JBJH : Vous savez pourquoi je parle de ça ? Parce qu’on a parlé de légitime défense. Si je vous entends bien, ça veut dire que feu Joseph Makambo est intervenu alors qu’on avait déjà tiré sur vous ?
Dadis : Entre Dieu et moi, parce que ce garçon m’est très fidèle , il aurait même dit un jour à sa famille que : là où le président va mourir, je vais mourir. Entre Dieu et moi, parce que si je suis devant l’auguste tribunal, devant le peuple de Guinée, je ne dois pas mentir. Si je mens c’est Dieu même qui va me maudire.
JBJH : Puisque vous parlez de Mansaré, ça veut dire que ce n’est pas le nommé Marcel qui vous a sauvé comme il l’a dit ici publiquement. Cécé Raphaël plutôt ?
Dadis : C’est le jeune Mansaré qui est venu parce qu’il avait une formation au Maroc . C’était par rapport à la garde rapprochée.
JBJH : Dites-moi quel dernier mot vous aviez dit à Toumba quand il a tiré sur vous?
Dadis : Le seul mot que j’ai dit quand il a tiré sur moi c’est : Toumba tu peux me trahir ?
JBJH : Monsieur le président entre votre aide de camp et vous, qui a trahi l’autre ?
Dadis : Par rapport à la scène que je vous explique, en tout sincérité, c’est Toumba qui m’a trahi.
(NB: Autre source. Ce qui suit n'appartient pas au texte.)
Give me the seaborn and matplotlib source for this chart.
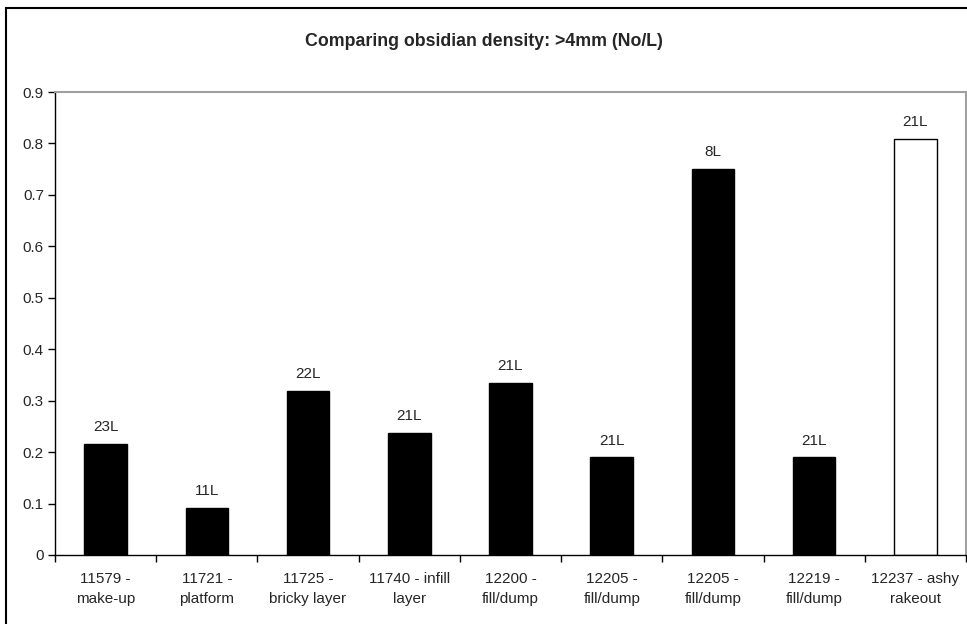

Toute l’armée guinéenne, tout le monde, personne n’osait Toumba.
JBJH : Une dernière question Monsieur le président et vous n’êtes pas obligé de la répondre parce que souvent vous avez des difficultés. Est-ce qu’on vous a dit comment Makambo a été tué ?
Dadis : Maitre, pour le respect , aussi pour ne pas terroriser ses enfants, j’ai la chair de poule, je ne peux pas l’expliquer.
JBJH : Monsieur le président, je vais conclure. Dans votre narration, le premier jour dans votre narration, vous avez parlé de Marie Antoinette, une femme qui a été jugée et condamnée parce que son mari était roi . Qu’est-ce que vous voulez dire au tribunal ?
Dadis : La reine Marie Antoinette, ça c’était bien la révolution française. J’ai voulu faire comprendre au tribunal que c’est parce que Marie Antoinette était la femme du roi que par la trahison ou complicité s’est vue passée à la guillotine. Autrement dit c’est parce que je fus président qu’on veut me faire croire devant le tribunal et le peuple de Guinée que ce qui s’est passé le 28 septembre, que j’en suis responsable.